In Judaism, we believe that what you do on Rosh Hashannah, the Jewish New Year, sets the tone for the rest of the year.

So my year is going to be awesome because this year (albeit on the Gregorian calendar’s NYE), I spent the end of last year and the beginning of this year in camp.  Weightlifting camp.  Lifting weights three times per day.

It all started when I got an email from the Weightlifting Academy in Asheville, NC.  Nick Horton made an offer I couldn’t refuse: two days of an introductory seminar on how to do the basic lifts and then 5 days of three/day sessions of two or so hours each.  The clincher for me – he said this was the experience for you if you secretly wished you could train like this all the time.

And, yeah, with all my heart, I really do wish that.

So off I went to beautiful NC.  I’ve never been in the Southeast for any length of time before and I’ll say it is magnificent.  The mountains surrounding Asheville are beautiful, the people are more interesting than almost anyplace I’ve ever been (and I grew up in NYC) and the food was fabulous.  Where have cheesy grits been all my life?!?

But what was really great was the lift-eat-sleep-lift-eat-nap-lift-eat again cycle.

There’s so much I learned in this week that it’ll take several posts to encompass it.  But here’s the biggest and the best.

I can do much more than I ever thought I could do.

I’ve done two-a-days when at the OTC this past summer, but only for 5 consecutive workouts.  This took a whole ‘nother level of ovarian fortitude.

One of the very first things Nick Horton talked about was the myth of overtraining. His philosophy: “more is usually better (maybe not in chromosomes, but certainly in training).”  To paraphrase Matt Perryman, if you lived in a communist country where the lives of your family depended on your medaling at an international event, would you train twice a day, every day, or would you train three times per week?  With the right motivation, you can do what you have to do to be better than you are today.

But what’s your motivation?  There were many years when I wanted to look better in a bikini.  Now I have a far, far fiercer drive to put weight on the bar, to lift more tomorrow, more at the next meet, to brush up against national masters records.  And to achieve this I need to not be afraid.  Not be afraid of failing at an attempt, at failing in front of a crowd at a meet.   Not be afraid of large weights held precariously over my head.  I need to realize that yeah, I’m going to be sore.  And to trust myself to know the difference between sore and injured and when I actually need to pull back.

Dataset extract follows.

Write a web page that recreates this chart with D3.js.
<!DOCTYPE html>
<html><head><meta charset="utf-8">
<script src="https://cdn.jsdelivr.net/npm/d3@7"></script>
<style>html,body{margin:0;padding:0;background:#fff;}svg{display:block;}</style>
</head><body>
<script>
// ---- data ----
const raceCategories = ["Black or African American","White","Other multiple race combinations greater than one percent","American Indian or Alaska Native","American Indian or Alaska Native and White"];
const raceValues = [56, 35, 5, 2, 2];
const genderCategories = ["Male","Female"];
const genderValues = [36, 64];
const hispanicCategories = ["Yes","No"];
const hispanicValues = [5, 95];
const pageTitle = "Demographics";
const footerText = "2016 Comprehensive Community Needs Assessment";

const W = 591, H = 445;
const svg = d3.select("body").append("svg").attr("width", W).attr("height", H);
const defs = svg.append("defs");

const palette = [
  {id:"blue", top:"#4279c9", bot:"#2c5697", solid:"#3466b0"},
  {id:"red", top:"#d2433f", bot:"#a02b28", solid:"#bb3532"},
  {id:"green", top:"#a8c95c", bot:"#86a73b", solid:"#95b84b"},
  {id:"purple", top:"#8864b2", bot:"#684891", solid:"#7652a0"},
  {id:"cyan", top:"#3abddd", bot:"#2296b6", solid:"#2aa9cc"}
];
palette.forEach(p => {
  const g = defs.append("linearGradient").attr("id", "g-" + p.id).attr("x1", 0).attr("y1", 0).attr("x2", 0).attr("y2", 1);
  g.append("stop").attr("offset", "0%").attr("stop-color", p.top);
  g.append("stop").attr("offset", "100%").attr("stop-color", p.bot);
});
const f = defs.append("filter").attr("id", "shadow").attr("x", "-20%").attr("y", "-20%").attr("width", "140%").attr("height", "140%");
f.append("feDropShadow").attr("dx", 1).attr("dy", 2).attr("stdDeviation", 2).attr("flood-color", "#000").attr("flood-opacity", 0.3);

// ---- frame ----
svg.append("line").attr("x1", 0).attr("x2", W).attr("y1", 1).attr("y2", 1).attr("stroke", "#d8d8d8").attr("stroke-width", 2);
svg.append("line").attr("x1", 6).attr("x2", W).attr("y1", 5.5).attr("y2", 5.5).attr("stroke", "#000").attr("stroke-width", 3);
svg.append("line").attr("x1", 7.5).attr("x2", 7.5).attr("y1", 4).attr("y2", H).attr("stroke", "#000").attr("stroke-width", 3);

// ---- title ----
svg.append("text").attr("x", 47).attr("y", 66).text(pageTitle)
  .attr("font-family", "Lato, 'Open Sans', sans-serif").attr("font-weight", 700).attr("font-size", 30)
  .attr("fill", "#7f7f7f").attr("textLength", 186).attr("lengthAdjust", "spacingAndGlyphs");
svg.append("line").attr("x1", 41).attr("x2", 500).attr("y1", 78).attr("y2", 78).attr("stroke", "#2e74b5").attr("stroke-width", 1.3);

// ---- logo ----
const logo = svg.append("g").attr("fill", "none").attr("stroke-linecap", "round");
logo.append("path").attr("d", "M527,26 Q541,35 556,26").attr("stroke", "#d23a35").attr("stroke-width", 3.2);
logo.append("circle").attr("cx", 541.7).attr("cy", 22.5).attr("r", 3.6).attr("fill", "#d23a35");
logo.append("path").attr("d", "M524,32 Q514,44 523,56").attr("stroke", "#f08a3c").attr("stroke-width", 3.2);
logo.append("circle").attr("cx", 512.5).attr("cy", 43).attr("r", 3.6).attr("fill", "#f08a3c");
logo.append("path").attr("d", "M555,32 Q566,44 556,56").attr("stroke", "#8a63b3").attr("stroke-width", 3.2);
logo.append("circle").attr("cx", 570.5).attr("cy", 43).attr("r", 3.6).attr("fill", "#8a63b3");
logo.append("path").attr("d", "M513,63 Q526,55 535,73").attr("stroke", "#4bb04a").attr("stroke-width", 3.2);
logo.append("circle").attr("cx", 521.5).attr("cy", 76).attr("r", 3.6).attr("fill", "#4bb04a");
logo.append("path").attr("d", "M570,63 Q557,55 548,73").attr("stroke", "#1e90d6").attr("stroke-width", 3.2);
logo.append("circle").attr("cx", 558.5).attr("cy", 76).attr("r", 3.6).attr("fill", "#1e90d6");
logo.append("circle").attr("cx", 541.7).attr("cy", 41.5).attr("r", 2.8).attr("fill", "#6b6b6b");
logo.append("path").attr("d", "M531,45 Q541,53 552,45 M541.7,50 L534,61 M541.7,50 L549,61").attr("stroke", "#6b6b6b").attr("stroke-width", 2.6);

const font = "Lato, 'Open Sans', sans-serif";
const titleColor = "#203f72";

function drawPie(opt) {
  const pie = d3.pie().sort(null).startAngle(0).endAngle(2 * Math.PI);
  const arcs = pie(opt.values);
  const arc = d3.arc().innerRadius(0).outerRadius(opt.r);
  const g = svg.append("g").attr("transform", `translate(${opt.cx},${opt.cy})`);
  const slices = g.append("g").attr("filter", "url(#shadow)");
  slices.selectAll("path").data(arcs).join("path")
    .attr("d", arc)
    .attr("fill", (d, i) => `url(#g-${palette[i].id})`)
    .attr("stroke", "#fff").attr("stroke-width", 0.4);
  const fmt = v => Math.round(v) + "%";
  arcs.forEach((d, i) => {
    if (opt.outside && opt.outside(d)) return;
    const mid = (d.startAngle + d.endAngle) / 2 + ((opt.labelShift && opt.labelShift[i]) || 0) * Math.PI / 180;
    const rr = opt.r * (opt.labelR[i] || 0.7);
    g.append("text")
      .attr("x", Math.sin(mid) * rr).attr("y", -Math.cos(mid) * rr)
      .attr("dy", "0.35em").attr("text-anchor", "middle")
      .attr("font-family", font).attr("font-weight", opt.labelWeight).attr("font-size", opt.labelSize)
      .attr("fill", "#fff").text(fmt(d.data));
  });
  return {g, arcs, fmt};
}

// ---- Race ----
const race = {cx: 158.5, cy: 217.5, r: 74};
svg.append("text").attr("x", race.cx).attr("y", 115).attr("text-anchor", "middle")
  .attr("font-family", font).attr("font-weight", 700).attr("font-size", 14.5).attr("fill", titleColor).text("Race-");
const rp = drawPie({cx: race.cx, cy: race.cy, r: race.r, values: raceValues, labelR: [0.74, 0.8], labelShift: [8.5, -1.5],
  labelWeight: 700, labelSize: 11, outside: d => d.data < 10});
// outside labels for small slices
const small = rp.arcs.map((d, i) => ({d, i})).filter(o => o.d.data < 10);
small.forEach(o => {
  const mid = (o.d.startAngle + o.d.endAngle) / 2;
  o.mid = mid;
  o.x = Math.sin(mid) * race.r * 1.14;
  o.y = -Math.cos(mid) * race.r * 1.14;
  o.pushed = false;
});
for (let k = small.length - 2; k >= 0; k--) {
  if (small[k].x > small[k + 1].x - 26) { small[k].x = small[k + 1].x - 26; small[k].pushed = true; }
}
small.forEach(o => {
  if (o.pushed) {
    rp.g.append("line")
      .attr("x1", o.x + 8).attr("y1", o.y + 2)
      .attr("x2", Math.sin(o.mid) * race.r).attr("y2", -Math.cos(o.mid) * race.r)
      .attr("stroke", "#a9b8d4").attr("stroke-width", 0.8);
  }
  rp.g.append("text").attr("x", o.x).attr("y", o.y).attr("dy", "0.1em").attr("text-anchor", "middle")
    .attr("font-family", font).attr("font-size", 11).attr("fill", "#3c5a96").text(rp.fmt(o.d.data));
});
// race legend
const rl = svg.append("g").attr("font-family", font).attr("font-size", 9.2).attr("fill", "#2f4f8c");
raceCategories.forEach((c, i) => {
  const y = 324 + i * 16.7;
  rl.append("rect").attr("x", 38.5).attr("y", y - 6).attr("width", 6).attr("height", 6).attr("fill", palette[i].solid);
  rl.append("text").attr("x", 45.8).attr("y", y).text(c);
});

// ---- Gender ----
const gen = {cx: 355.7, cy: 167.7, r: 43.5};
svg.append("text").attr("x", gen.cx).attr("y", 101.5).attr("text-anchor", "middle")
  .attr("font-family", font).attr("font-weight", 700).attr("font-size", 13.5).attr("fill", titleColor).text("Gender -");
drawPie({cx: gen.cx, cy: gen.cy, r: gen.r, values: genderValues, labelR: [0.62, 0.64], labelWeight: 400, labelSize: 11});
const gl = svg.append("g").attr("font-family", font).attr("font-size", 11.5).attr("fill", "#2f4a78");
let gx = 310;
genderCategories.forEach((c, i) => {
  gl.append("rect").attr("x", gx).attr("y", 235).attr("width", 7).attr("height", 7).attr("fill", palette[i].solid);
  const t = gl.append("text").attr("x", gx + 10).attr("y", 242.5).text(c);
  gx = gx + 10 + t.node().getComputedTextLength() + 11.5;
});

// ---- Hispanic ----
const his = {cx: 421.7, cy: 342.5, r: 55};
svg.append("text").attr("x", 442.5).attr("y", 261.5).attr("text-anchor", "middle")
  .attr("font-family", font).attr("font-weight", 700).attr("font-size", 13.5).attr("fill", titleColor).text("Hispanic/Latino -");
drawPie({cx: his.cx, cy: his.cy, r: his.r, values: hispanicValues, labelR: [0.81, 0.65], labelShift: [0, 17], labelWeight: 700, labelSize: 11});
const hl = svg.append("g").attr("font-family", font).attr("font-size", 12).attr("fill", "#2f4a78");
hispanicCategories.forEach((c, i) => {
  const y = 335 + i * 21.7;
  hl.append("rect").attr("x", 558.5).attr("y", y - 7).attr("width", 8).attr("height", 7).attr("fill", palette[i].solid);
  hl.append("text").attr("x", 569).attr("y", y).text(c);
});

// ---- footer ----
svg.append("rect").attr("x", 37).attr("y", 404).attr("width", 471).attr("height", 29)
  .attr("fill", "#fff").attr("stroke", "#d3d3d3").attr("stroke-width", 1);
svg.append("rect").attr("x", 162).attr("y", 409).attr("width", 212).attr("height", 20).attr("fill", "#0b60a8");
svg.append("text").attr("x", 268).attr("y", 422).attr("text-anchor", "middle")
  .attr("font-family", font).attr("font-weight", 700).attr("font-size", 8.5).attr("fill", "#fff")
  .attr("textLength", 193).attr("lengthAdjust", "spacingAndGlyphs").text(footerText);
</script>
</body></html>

I need to be focused and committed.  That means not making excuses for skipping a workout just because I feel kinda meh.  I PRed my front squat by 8lbs in the morning session on day 6 and it was a lot prettier than my previous lower PR.  Did I feel meh?  Hell yes, I felt like shit.  My quads were ready to secede from the union and my knees were no longer on a speaking basis with the rest of my body.  But I still PRed my squat with big girl red plates.  Little, tiny, old me and all before breakfast.

So back to the big lesson.  I can do much more than I ever thought I could do.  Succeeding at this level of volume, making PRs in front and back squats, snatch and clean means that I am a stronger, better person than I thought I was.  Going forward I’m just a little more confident.  I’m able to pull that bar off the floor with a new level of commitment, not the, “oh gee, I hope I make this” wishy washy attitude I used to have.

No joke, the day after my PR snatch I was putting my previously very difficult PR over my head.  Why? Because on that day, I was now a lifter who could snatch 3kgs more.  So pssssshhhht that old PR was now just a ramp up weight.  The difference is utterly psychological.  And the greatest gift I could have received from my week at Asheville Strength.